— Ох, господи, мне так жаль, что во время ланча тебе пришлось отвечать на такие неприятные вопросы. Ты, наверное, чувствовал себя
Когда он ухмыляется, я теряю всякое самообладание. Меня переполняют досада и обида, накопившиеся за все это время. Я устала притворяться спокойной девочкой-паинь- кой. Встав на колени, я бью его прямо по макушке.
— Блин, — ругается он. — За что это, черт побери?
— За то, что ведешь себя как козел! — Я снова набрасываюсь на него, спрятав большой палец и выставив костяшки — в точности так, как учил меня один из бойфрендов моей мамы.

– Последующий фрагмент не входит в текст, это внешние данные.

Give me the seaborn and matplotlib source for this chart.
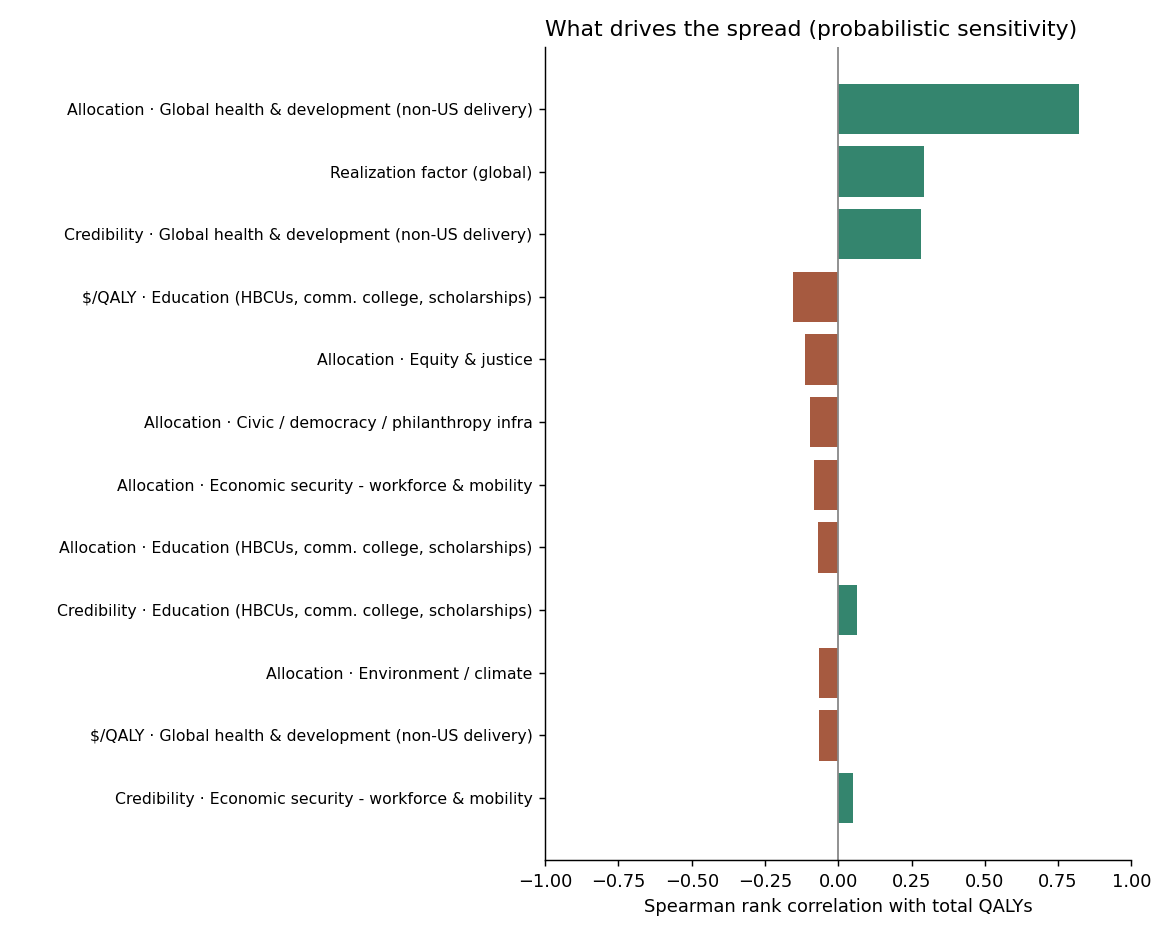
import pandas as pd
import seaborn as sns
import matplotlib
matplotlib.use("Agg")
import matplotlib.pyplot as plt

# Drivers and their rank correlations
drivers = [
    "Allocation · Global health & development (non-US delivery)",
    "Realization factor (global)",
    "Credibility · Global health & development (non-US delivery)",
    "$/QALY · Education (HBCUs, comm. college, scholarships)",
    "Allocation · Equity & justice",
    "Allocation · Civic / democracy / philanthropy infra",
    "Allocation · Economic security - workforce & mobility",
    "Allocation · Education (HBCUs, comm. college, scholarships)",
    "Credibility · Education (HBCUs, comm. college, scholarships)",
    "Allocation · Environment / climate",
    "$/QALY · Global health & development (non-US delivery)",
    "Credibility · Economic security - workforce & mobility",
]
rho = [0.821, 0.292, 0.282, -0.155, -0.114, -0.097, -0.083, -0.069, 0.064, -0.066, -0.066, 0.050]

pos_color = "#34856e"
neg_color = "#a65a40"

df = pd.DataFrame({"driver": drivers, "rho": rho})
df["sign"] = ["pos" if r > 0 else "neg" for r in df["rho"]]

plt.rcParams["font.family"] = ["DejaVu Sans"]

fig, ax = plt.subplots(figsize=(9, 7.2), dpi=130)
fig.subplots_adjust(left=0.466, right=0.967, top=0.950, bottom=0.081)

sns.barplot(data=df, y="driver", x="rho", hue="sign",
            palette={"pos": pos_color, "neg": neg_color},
            dodge=False, legend=False, width=0.8, saturation=1, ax=ax)

ax.axvline(0, color="#888888", linewidth=1)
ax.set_xlim(-1, 1)
ax.set_ylim(len(drivers) - 0.01, -0.99)
ax.set_xlabel("Spearman rank correlation with total QALYs", fontsize=9.9)
ax.set_ylabel("")
ax.tick_params(axis="y", labelsize=8.75)
ax.tick_params(axis="x", labelsize=9.8)
ax.set_title("What drives the spread (probabilistic sensitivity)", loc="left", fontsize=12.1)
sns.despine(ax=ax)

fig.savefig("out.png", dpi=130)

Рид с силой отталкивает меня обратно к пассажирской дверце.
— Сядь, черт тебя дери! Из-за тебя мы разобьемся!
— Не буду я садиться! — Я снова замахиваюсь на него. — Я устала от тебя, от твоих нападок, от твоих мерзких друзей!

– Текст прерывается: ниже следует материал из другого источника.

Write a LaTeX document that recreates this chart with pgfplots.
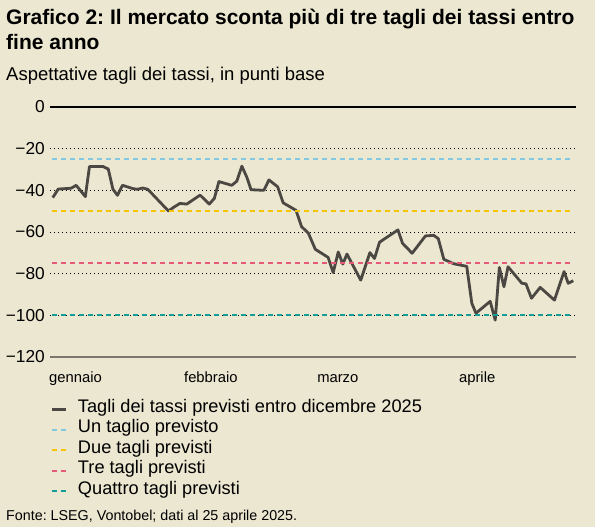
\documentclass[border=0pt]{standalone}
\usepackage{fontspec}
\setmainfont{Liberation Sans}
\usepackage{pgfplots}
\pgfplotsset{compat=1.18}
\usepackage{pgfplotstable}
\definecolor{bg}{RGB}{235,231,208}
\definecolor{mainline}{RGB}{75,71,67}
\definecolor{cblue}{RGB}{130,200,225}
\definecolor{cyellow}{RGB}{245,195,0}
\definecolor{cpink}{RGB}{228,90,120}
\definecolor{cteal}{RGB}{20,158,150}
\definecolor{baseg}{RGB}{122,119,108}
\pgfplotstableread{
x y
0.6 -43.5
1.8 -39.4
4.6 -39.0
5.7 -37.6
7.7 -43.0
8.6 -28.6
11.6 -28.6
12.7 -29.8
13.7 -39.4
14.7 -42.4
15.8 -37.6
18.1 -39.2
19.0 -39.5
20.2 -38.9
21.3 -39.5
25.8 -49.9
26.9 -48.2
28.3 -46.3
29.8 -46.6
32.7 -42.3
34.7 -46.6
35.8 -43.9
36.8 -35.8
39.6 -37.6
40.7 -35.6
41.8 -28.4
42.9 -33.8
43.8 -39.7
46.6 -40.0
47.7 -35.0
49.6 -38.3
50.8 -46.0
53.6 -49.6
54.8 -57.4
56.3 -60.6
57.8 -68.3
60.6 -72.2
61.7 -79.5
62.8 -69.6
63.8 -75.4
64.7 -70.6
67.7 -83.1
69.7 -69.9
70.7 -72.7
71.8 -64.9
75.8 -59.0
76.8 -65.4
78.9 -70.2
81.8 -61.9
83.6 -61.6
84.6 -63.2
85.8 -73.1
87.9 -75.2
90.8 -76.5
91.9 -94.2
92.8 -99.0
95.9 -93.3
97.0 -102.3
97.9 -77.0
98.9 -86.3
99.8 -76.7
102.8 -84.6
103.7 -84.9
104.9 -91.8
106.8 -86.6
109.9 -92.7
112.0 -79.0
112.9 -84.6
114.0 -83.4
}\ratecuts
\begin{document}
\frenchspacing
\begin{tikzpicture}[x=1pt,y=1pt]
\path[use as bounding box] (0,0) rectangle (595,527);
\fill[bg] (0,0) rectangle (595,527);
\node[anchor=base west, inner sep=0pt, font=\fontsize{21}{25}\selectfont\bfseries] at (6,502) {Grafico 2: Il mercato sconta più di tre tagli dei tassi entro};
\node[anchor=base west, inner sep=0pt, font=\fontsize{21}{25}\selectfont\bfseries] at (6,477) {fine anno};
\node[anchor=base west, inner sep=0pt, font=\fontsize{18.5}{22}\selectfont] at (6,446) {Aspettative tagli dei tassi, in punti base};
\begin{axis}[
  at={(50pt,170pt)}, anchor=south west,
  scale only axis, width=526pt, height=250pt,
  xmin=0, xmax=114.6, ymin=-120, ymax=0,
  clip=false,
  axis line style={draw=none},
  major tick length=0pt,
  ytick={-120,-100,-80,-60,-40,-20,0},
  yticklabels={−120,−100,−80,−60,−40,−20,0},
  yticklabel style={font=\fontsize{17.3}{20}\selectfont, anchor=east, inner sep=0pt, xshift=-5pt},
  xtick={0,29.4,58.4,89.3},
  xticklabels={gennaio,febbraio,marzo,aprile},
  xticklabel style={font=\fontsize{14.8}{17}\selectfont, anchor=base west, inner sep=0pt, yshift=-26pt, xshift=-1pt},
  ymajorgrids,
  grid style={black, line width=0.9pt, dash pattern=on 0.9pt off 3.1pt},
  legend style={at={(axis description cs:0,-0.168)}, anchor=north west, draw=none, fill=none,
    font=\fontsize{18.2}{21}\selectfont, row sep=0pt, inner sep=0pt,
    nodes={inner xsep=0pt, inner ysep=0pt, text height=13pt, text depth=7.5pt},
    /tikz/every odd column/.append style={column sep=11pt}},
  legend cell align=left,
  legend image code/.code={\draw[#1] (0pt,0pt) -- (14pt,0pt);},
]
\addplot[mainline, line width=2.8pt, line join=round] table {\ratecuts};
\addlegendentry{Tagli dei tassi previsti entro dicembre 2025}
\addplot[cblue, line width=2pt, dash pattern=on 5pt off 4pt] coordinates {(0.4,-25) (114,-25)};
\addlegendentry{Un taglio previsto}
\addplot[cyellow, line width=2pt, dash pattern=on 5pt off 4pt] coordinates {(0.4,-50) (114,-50)};
\addlegendentry{Due tagli previsti}
\addplot[cpink, line width=2pt, dash pattern=on 5pt off 4pt] coordinates {(0.4,-75) (114,-75)};
\addlegendentry{Tre tagli previsti}
\addplot[cteal, line width=2pt, dash pattern=on 5pt off 4pt] coordinates {(0.4,-100) (114,-100)};
\addlegendentry{Quattro tagli previsti}
\draw[black, line width=1.5pt] (rel axis cs:0,1) -- (rel axis cs:1,1);
\draw[baseg, line width=1.5pt] (rel axis cs:0,0) -- (rel axis cs:1,0);
\end{axis}
\node[anchor=base west, inner sep=0pt, font=\fontsize{14.3}{17}\selectfont] at (6,6) {Fonte: LSEG, Vontobel; dati al 25 aprile 2025.};
\end{tikzpicture}
\end{document}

— Может, если ты будешь со мной честна, я отзову псов. Что за игру ты ведешь? — Он со злобой смотрит на меня, удерживая на расстоянии одной рукой.
Я пытаюсь добраться до него, но ловлю лишь воздух.
— Хочешь знать, что за игру я веду? Я хочу окончить школу и поступить в колледж! Вот какая у меня игра!
— Почему ты приехала сюда? Я знаю, что ты взяла деньги от отца.
— Я не просила твоего папу привозить меня сюда!
— Но ты не очень-то сопротивлялась, — отрезает он. — Если сопротивлялась вообще.
Это обвинение уязвляет, наверное, отчасти потому, что это правда, но еще потому, что так нечестно.
— Да, я не сопротивлялась — потому что я не какая-нибудь идиотка. Твой отец предложил мне будущее, и я была бы полной дурой, если бы отказалась от такого предложения. Если из-за этого я кажусь кому-то охотницей за чужими деньгами, мне плевать. По крайне мере, я не из тех, кто заставляет других идти три километра пешком в темноте по незнакомой местности.
Я с удовлетворением наблюдаю, как в его глазах мелькает сожаление.
— Значит, ты признаешь, что тебе совершенно не стыдно, — выплевывает он.
— Да, мне не трудно признать, что мне ничуть не стыдно, — огрызаюсь я в ответ. — Стыд и принципы лишь для тех, кому не нужно волноваться о всяких мелочах, как, например, о том, сколько еды я могу купить себе на один доллар, или как мне оплачивать счета за мамино медицинское обслуживание, или смогу ли я купить немного травки, чтобы она хотя бы на час перестала чувствовать боль. Стыд — это роскошь.
Я в изнеможении откидываюсь назад. Я прекращаю попытки ударить его. Это все равно бесполезно. Он слишком сильный. Черт бы его побрал.
— Ты не единственный, на чью долю выпала тяжесть утраты. Ты не единственный, кто потерял мать. О, бедненький Рид Ройал, — насмешливо говорю я, — он стал превращаться в подонка, когда умерла его мамочка.
— Заткнись.
— Сам заткнись.
Но как только эти слова слетают с моего языка, я осознаю, как нелепо мы себя ведем, и начинаю смеяться. Минуту назад мы кричали друг на друга, словно дети. Я смеюсь так сильно, что начинаю плакать. Или, может, я плакала с самого начала, просто мой плач был похож на смех. Наклонившись вперед, я прячу голову между ног, потому что не хочу, чтобы Рид видел, как сильно задел меня.
— Перестань реветь, — бурчит он.
— Перестань говорить мне, что делать, — всхлипываю я.
Наконец он затыкается, и к тому времени, когда мы проезжаем через ворота и сворачиваем на боковую дорожку, мне удается взять себя в руки. Неужели я действительно сказала, что мне не стыдно? Это неправда. И я в ужасе от того, что целых пять минут рыдала на глазах у Рида Ройала.
— Ты закончила? — спрашивает парень после того, как останавливает машину и заглушает двигатель.
— Да пошел ты, — устало отвечаю я.
— Я хочу, чтобы ты перестала работать в пекарне.
— Я хочу, чтобы у Джордан вдруг выросло сердце. Но ведь мы не всегда получаем то, что хотим, да?
Рид раздосадовано вздыхает:
— Каллуму это не понравится.
— О господи! Ты постоянно меняешь правила. Держись от меня подальше, Элла. Залезай в машину, Элла. Не вздумай оставить моего отца без гроша, Элла. Не работай, Элла. Я не понимаю, чего ты от меня хочешь.
— Значит, нас таких двое, — мрачно говорит он.
Я даже не хочу развивать эту тему. Поэтому открываю дверцу машины и вылезаю.